Mushrooms, hoisin sauce and chicken stock are added to cooled duck breast and onions
Wipe the mushrooms clean with some wet kitchen paper and quarter them down through the center. Add them to the bowl containing the now cooled duck breast and onion, along with the hoisin sauce and chicken stock.
A large wooden spoon is best used to carefully stir/fold the pie filling ingredients together until they are all evenly combined.
This pie dish is called an ashet and is what is generally used to make steak pies in Scotland. They come in a variety of different sizes and I have a set of them which I use for different purposes. This middle sized one is ten inches by seven inches and around an inch and a half deep. You'll need a similar sized dish in to which you should add the pie filling solids. Pour in the liquid until you've roughly half covered the solids. In this instance, all the liquid was needed and proved to provide the perfect quantity.
Put your oven on to start preheating to 400F/200C/Gas Mark 6.
Lightly flour a clean, dry surface and roll out your pastry to a size that it is slightly larger than your pie dish and will provide an overhang all around when laid on top of the dish. Crimp the pastry round the edges of the dish and trim with a sharp knife. Glaze the pastry all over with beaten egg and cut a "+" cross to serve as a steam vent in the center. Sit the pie on a larger baking tray and cook in the heated oven for half an hour or until the pastry is risen and golden.

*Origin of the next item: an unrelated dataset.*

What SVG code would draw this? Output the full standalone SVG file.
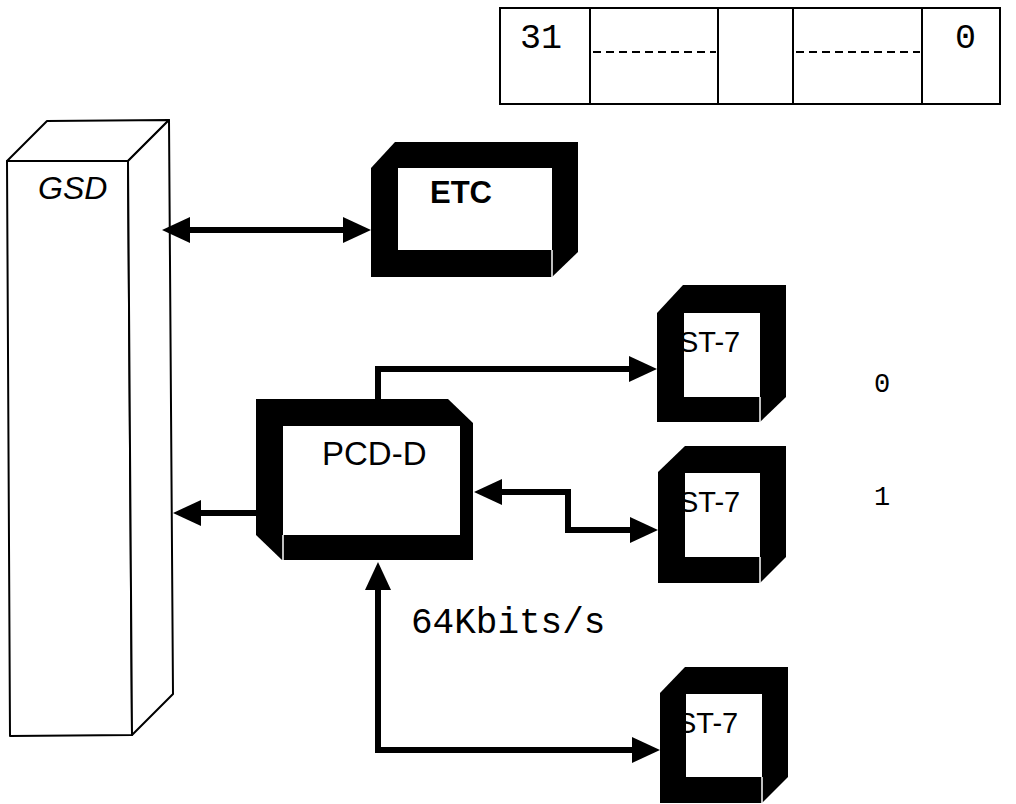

When the pie comes out of the oven, sit it aside to rest while you complete the cooking of the potato wedges.
Bring your deep fat fryer or pan of oil up to a fairly high heat and fry the wedges for five minutes. Lift to a plate covered with kitchen paper to drain while you plate the pie.
Cut the pastry of the pie in half across the way and carefully lift one half up and over the other as shown above.
A large slotted spoon is best used to scoop the revealed half of the pie filling on to the first serving plate.
Lift the freed half of pastry on to the filling. Plate the second half of the pie on another plate in the same way.
Salt the wedges, divide between the two plates and serve immediately.